Copy each line of the records that holds the string "with".

--------

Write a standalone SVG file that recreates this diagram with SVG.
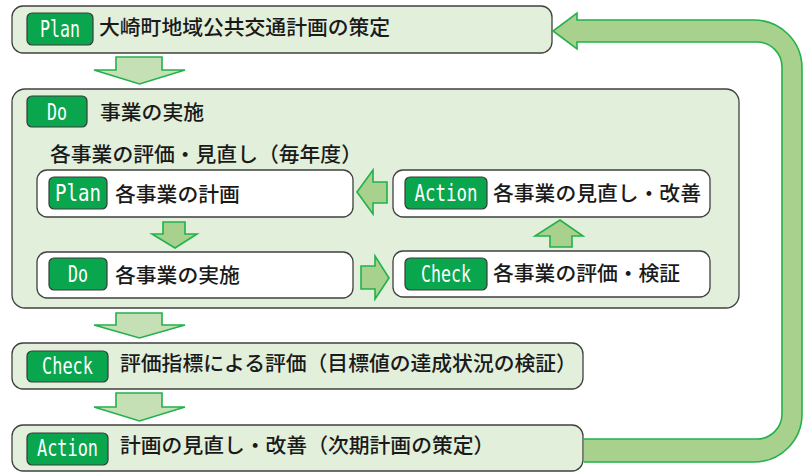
<svg xmlns="http://www.w3.org/2000/svg" width="808" height="472" viewBox="0 0 808 472">
<style>
.box{fill:#e2efda;stroke:#404040;stroke-width:1.3}
.ibox{fill:#ffffff;stroke:#404040;stroke-width:1.3}
.badge{fill:#0aa64e;stroke:#3a3a3a;stroke-width:1.2}
.bt{font-family:"DejaVu Sans Mono","Liberation Mono",monospace;font-size:23px;fill:#ffffff;text-anchor:middle}
.jt{font-family:"Noto Sans CJK JP","Noto Sans",sans-serif;font-size:20.8px;font-weight:500;fill:#1a1a1a}
.arr{fill:#a9d18e;stroke:#22b14c;stroke-width:1.6;stroke-linejoin:miter}
.arrl{fill:#c5e0b4;stroke:#22b14c;stroke-width:1.6}
</style>
<rect width="808" height="472" fill="#ffffff"/>

<g id="plan-main">
  <rect class="box" x="12" y="6" width="540" height="47" rx="11"/>
  <rect class="badge" x="27" y="13" width="66" height="32" rx="5"/>
  <text class="bt" x="60" y="36.5" textLength="40" lengthAdjust="spacingAndGlyphs">Plan</text>
  <text class="jt" x="99" y="35" font-size="21.3">大崎町地域公共交通計画の策定</text>
</g>

<g id="do-main">
  <rect class="box" x="12" y="89" width="727" height="219" rx="13"/>
  <rect class="badge" x="27" y="96" width="60" height="31" rx="5"/>
  <text class="bt" x="57" y="120" textLength="20" lengthAdjust="spacingAndGlyphs">Do</text>
  <text class="jt" x="100" y="120">事業の実施</text>
  <text class="jt" x="50" y="162">各事業の評価・見直し（毎年度）</text>
</g>

<g id="plan-sub">
  <rect class="ibox" x="37" y="170" width="316" height="47" rx="10"/>
  <rect class="badge" x="49" y="177" width="58" height="32" rx="5"/>
  <text class="bt" x="78" y="201" textLength="46" lengthAdjust="spacingAndGlyphs">Plan</text>
  <text class="jt" x="115" y="202">各事業の計画</text>
</g>

<g id="do-sub">
  <rect class="ibox" x="37" y="252" width="316" height="46" rx="10"/>
  <rect class="badge" x="49" y="258" width="58" height="32" rx="5"/>
  <text class="bt" x="78" y="282" textLength="20" lengthAdjust="spacingAndGlyphs">Do</text>
  <text class="jt" x="115" y="283">各事業の実施</text>
</g>

<g id="action-sub">
  <rect class="ibox" x="393" y="170" width="317" height="47" rx="10"/>
  <rect class="badge" x="405" y="177" width="82" height="32" rx="5"/>
  <text class="bt" x="446" y="201" textLength="63" lengthAdjust="spacingAndGlyphs">Action</text>
  <text class="jt" x="493" y="201">各事業の見直し・改善</text>
</g>

<g id="check-sub">
  <rect class="ibox" x="393" y="251" width="317" height="46" rx="10"/>
  <rect class="badge" x="405" y="258" width="82" height="32" rx="5"/>
  <text class="bt" x="446" y="281.5" textLength="50" lengthAdjust="spacingAndGlyphs">Check</text>
  <text class="jt" x="493" y="281">各事業の評価・検証</text>
</g>

<g id="check-main">
  <rect class="box" x="12" y="343" width="571" height="46" rx="11"/>
  <rect class="badge" x="27" y="351" width="81" height="31" rx="5"/>
  <text class="bt" x="67.5" y="373.5" textLength="51" lengthAdjust="spacingAndGlyphs">Check</text>
  <text class="jt" x="120" y="371">評価指標による評価（目標値の達成状況の検証）</text>
</g>

<g id="action-main">
  <rect class="box" x="12" y="425" width="571" height="46" rx="11"/>
  <rect class="badge" x="27" y="433" width="81" height="32" rx="5"/>
  <text class="bt" x="67.5" y="456" textLength="61" lengthAdjust="spacingAndGlyphs">Action</text>
  <text class="jt" x="120" y="453">計画の見直し・改善（次期計画の策定）</text>
</g>

<g id="connectors">
  <polygon class="arrl" points="116,57 162,57 162,70 185,70 139.5,84 94,70 116,70"/>
  <polygon class="arrl" points="116,313 162,313 162,325 185,325 139.5,338 94,325 116,325"/>
  <polygon class="arrl" points="116,393 162,393 162,407 185,407 139.5,421 94,407 116,407"/>
  <polygon class="arr" points="163,222 185,222 185,234 197,234 175,248 152,234 163,234"/>
  <polygon class="arr" points="361,266 375,266 375,256 389,278 375,299 375,289 361,289"/>
  <polygon class="arr" points="387,182 373,182 373,170 357,192 373,214 373,203 387,203"/>
  <polygon class="arr" points="550,247 572,247 572,236 583,236 560,220 535,236 550,236"/>
  <path class="arr" d="M584,462 L754,462 A48,48 0 0 0 802,414 L802,68 A48,48 0 0 0 754,20 L577,20 L577,13 L553,31 L577,49 L577,42 L757,42 A25,25 0 0 1 782,67 L782,414 A25,25 0 0 1 757,439 L584,439"/>
</g>
</svg>
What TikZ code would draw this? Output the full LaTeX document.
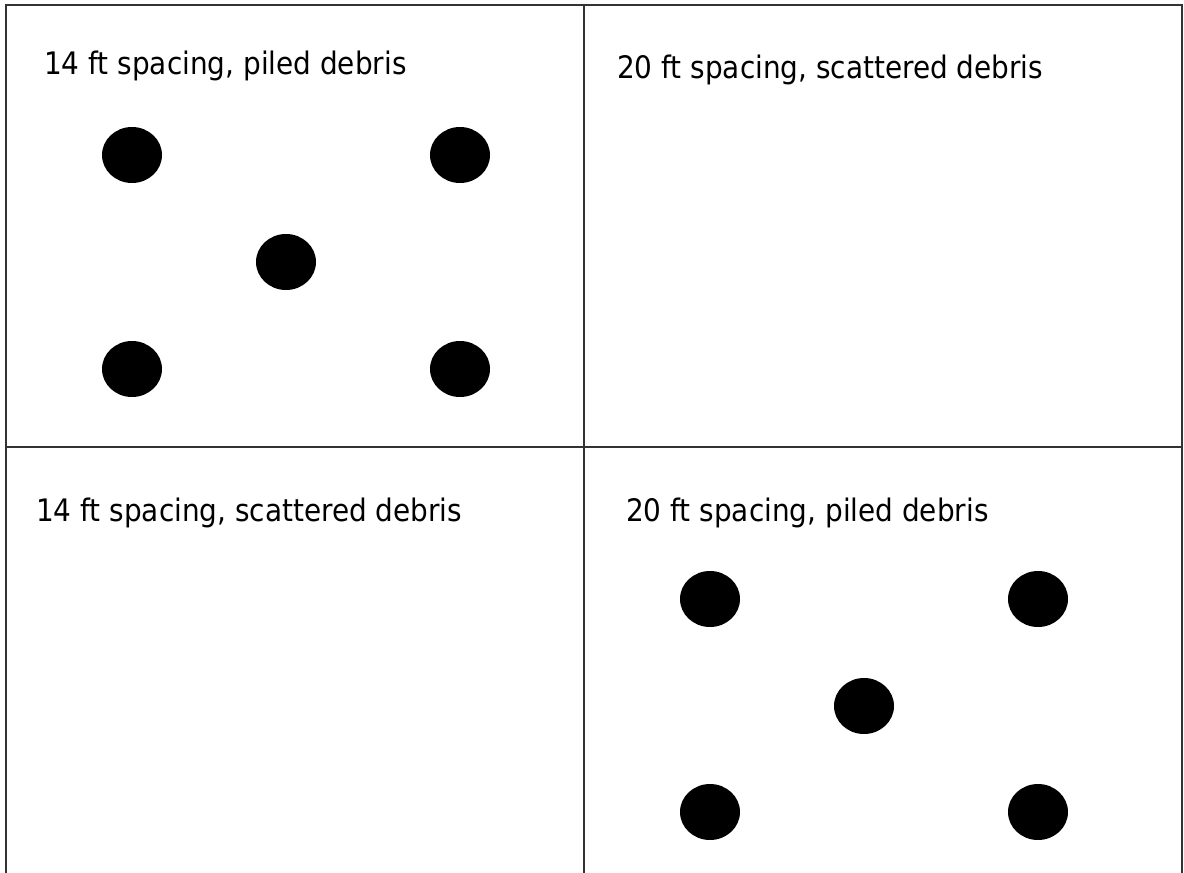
\documentclass[tikz,border=0pt]{standalone}
\usepackage{fontspec}
\setmainfont{DejaVu Sans}[FakeStretch=0.9]
\usetikzlibrary{shapes.geometric}
\begin{document}
\begin{tikzpicture}[x=1pt,y=-1pt,
  frameline/.style={draw=black!80,line width=2pt},
  post/.style={ellipse,fill=black,minimum width=60pt,minimum height=56pt,inner sep=0pt},
  label/.style={anchor=base west,inner sep=0pt,font=\fontsize{31}{36}\selectfont}]
\useasboundingbox (0,0) rectangle (1184,873);
\coordinate (tl) at (6,5);
\coordinate (tr) at (1182,5);
\coordinate (bl) at (6,873);
\coordinate (br) at (1182,873);
\coordinate (tm) at (584,5);
\coordinate (bm) at (584,873);
\coordinate (ml) at (6,447);
\coordinate (mr) at (1182,447);
\draw[frameline] (bl) -- (tl) -- (tr) -- (br);
\draw[frameline] (tm) -- (bm);
\draw[frameline] (ml) -- (mr);
\node[label] (t1) at (44,74) {14 ft spacing, piled debris};
\node[label] (t2) at (617,78) {20 ft spacing, scattered debris};
\node[label] (t3) at (36,521) {14 ft spacing, scattered debris};
\node[label] (t4) at (626,521) {20 ft spacing, piled debris};
\node[post] (a1) at (132,155) {};
\node[post] (a2) at (460,155) {};
\node[post] (a3) at (286,262) {};
\node[post] (a4) at (132,369) {};
\node[post] (a5) at (460,369) {};
\node[post] (b1) at (710,599) {};
\node[post] (b2) at (1038,599) {};
\node[post] (b3) at (864,706) {};
\node[post] (b4) at (710,812) {};
\node[post] (b5) at (1038,812) {};
\end{tikzpicture}
\end{document}
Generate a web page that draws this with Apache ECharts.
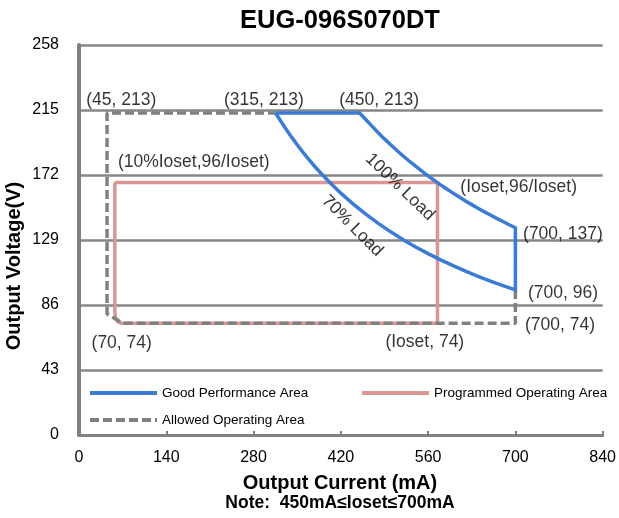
<!DOCTYPE html>
<html>
<head>
<meta charset="utf-8">
<script src="https://cdn.jsdelivr.net/npm/echarts@6/dist/echarts.min.js"></script>
<style>
html,body{margin:0;padding:0;background:#fff;}
#chart{width:619px;height:518px;}
</style>
</head>
<body>
<div id="chart"></div>
<script>
// ---- data ----
const xTicks = [0, 140, 280, 420, 560, 700, 840];
const yTicks = [0, 43, 86, 129, 172, 215, 258];

// Good Performance Area: top edge, 100% load curve, right edge, 70% load curve back
const goodTop = [[315, 213], [450, 213]];
const load100 = [
  [450, 213.3], [460, 208.7], [470, 204.3], [480, 200], [490, 195.9], [500, 192],
  [510, 188.2], [520, 184.6], [530, 181.1], [540, 177.8], [550, 174.5], [560, 171.4],
  [570, 168.4], [580, 165.5], [590, 162.7], [600, 160], [610, 157.4], [620, 154.8],
  [630, 152.4], [640, 150], [650, 147.7], [660, 145.5], [670, 143.3], [680, 141.2],
  [690, 139.1], [700, 137.1]
];
const load70 = [
  [700, 96], [680, 98.8], [660, 101.8], [640, 105], [620, 108.4], [600, 112],
  [580, 115.9], [560, 120], [540, 124.4], [520, 129.2], [500, 134.4], [480, 140],
  [460, 146.1], [440, 152.7], [420, 160], [400, 168], [390, 172.3], [380, 176.8],
  [370, 181.6], [360, 186.7], [350, 192], [340, 197.6], [330, 203.6], [320, 210],
  [315, 213]
];
const goodArea = goodTop.concat(load100, load70);

// Programmed Operating Area (Ioset ~ 575 mA)
const programmedArea = [
  [57.5, 167], [575, 167], [575, 74], [68, 74], [62, 75], [58.5, 77.5], [57.5, 82], [57.5, 167]
];

// Allowed Operating Area
const allowedArea = [
  [700, 96], [700, 74], [70, 74], [45, 80], [45, 213], [315, 213]
];

// annotation texts: [x, y, text, rotate]
const annotations = [
  [67.7, 221.6, '(45, 213)', 0],
  [296.5, 221.6, '(315, 213)', 0],
  [481.4, 221.6, '(450, 213)', 0],
  [184.1, 180.8, '(10%Ioset,96/Ioset)', 0],
  [705.3, 164.1, '(Ioset,96/Ioset)', 0],
  [776.3, 133, '(700, 137)', 0],
  [776.3, 93.9, '(700, 96)', 0],
  [771.5, 72.8, '(700, 74)', 0],
  [68.5, 60.9, '(70, 74)', 0],
  [554.7, 61.2, '(Ioset, 74)', 0],
  [514.9, 164.1, '100% Load', -44],
  [438.4, 138.3, '70% Load', -45]
];

const FONT = '"Liberation Sans", Arial, Helvetica, sans-serif';
const BLUE = '#3b7bd4';
const PINK = '#d99694';
const GRAY = '#808080';

const chart = echarts.init(document.getElementById('chart'), null, {renderer: 'canvas'});

const legendCommon = {
  orient: 'horizontal',
  itemWidth: 67,
  itemHeight: 14,
  padding: 0,
  textStyle: {fontFamily: FONT, fontSize: 13.5, color: '#000'},
  lineStyle: {width: 4},
  itemStyle: {opacity: 0},
  selectedMode: false
};

chart.setOption({
  animation: false,
  textStyle: {fontFamily: FONT},
  grid: {left: 79, right: 13, top: 45, bottom: 83, containLabel: false},
  xAxis: {
    type: 'value', min: xTicks[0], max: xTicks[xTicks.length - 1], interval: 140,
    axisLine: {show: true, lineStyle: {color: GRAY, width: 3}},
    axisTick: {show: true, inside: true, length: 4, lineStyle: {color: GRAY, width: 2}},
    splitLine: {show: false},
    axisLabel: {fontFamily: FONT, fontSize: 16, color: '#000', margin: 15}
  },
  yAxis: {
    type: 'value', min: yTicks[0], max: yTicks[yTicks.length - 1], interval: 43,
    axisLine: {show: true, lineStyle: {color: GRAY, width: 4}},
    axisTick: {show: false},
    splitLine: {show: true, lineStyle: {color: '#868686', width: 2.5}},
    axisLabel: {fontFamily: FONT, fontSize: 16, color: '#000', margin: 20}
  },
  legend: [
    Object.assign({left: 88, top: 386, data: ['Good Performance Area']}, legendCommon),
    Object.assign({left: 360, top: 386, data: ['Programmed Operating Area']}, legendCommon),
    Object.assign({left: 88, top: 413, data: ['Allowed Operating Area']}, legendCommon)
  ],
  series: [
    {
      name: 'Programmed Operating Area', type: 'line', data: programmedArea,
      symbol: 'none', z: 2, silent: true,
      lineStyle: {color: PINK, width: 3.5}, itemStyle: {color: PINK}
    },
    {
      name: 'Allowed Operating Area', type: 'line', data: allowedArea,
      symbol: 'none', z: 3, silent: true,
      lineStyle: {color: GRAY, width: 3.5, type: [9, 4]}, itemStyle: {color: GRAY}
    },
    {
      name: 'Good Performance Area', type: 'line', data: goodArea,
      symbol: 'none', z: 4, silent: true,
      lineStyle: {color: BLUE, width: 3.5, join: 'miter'}, itemStyle: {color: BLUE}
    },
    {
      name: 'annot', type: 'scatter', symbolSize: 0, z: 6, silent: true,
      data: annotations.map(a => ({
        value: [a[0], a[1]], name: a[2],
        label: {rotate: a[3]}
      })),
      label: {
        show: true, position: 'inside', formatter: p => p.name,
        fontFamily: FONT, fontSize: 17.5, color: '#000'
      }
    }
  ],
  graphic: [
    {type: 'text', x: 340, y: 21, style: {text: 'EUG-096S070DT', font: 'bold 25.5px ' + FONT, fill: '#000', textAlign: 'center', textVerticalAlign: 'middle'}},
    {type: 'text', x: 14, y: 266, rotation: Math.PI / 2, style: {text: 'Output Voltage(V)', font: 'bold 20px ' + FONT, fill: '#000', textAlign: 'center', textVerticalAlign: 'middle'}},
    {type: 'text', x: 340, y: 483, style: {text: 'Output Current (mA)', font: 'bold 20px ' + FONT, fill: '#000', textAlign: 'center', textVerticalAlign: 'middle'}},
    {type: 'text', x: 340, y: 503, style: {text: 'Note:  450mA\u2264Ioset\u2264700mA', font: 'bold 17.5px ' + FONT, fill: '#000', textAlign: 'center', textVerticalAlign: 'middle'}}
  ]
});
</script>
</body>
</html>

--------

SOLUTION TO THE EXERCISE:
Write a standalone SVG file that recreates this diagram with SVG.
Generate a web page that draws this with Apache ECharts.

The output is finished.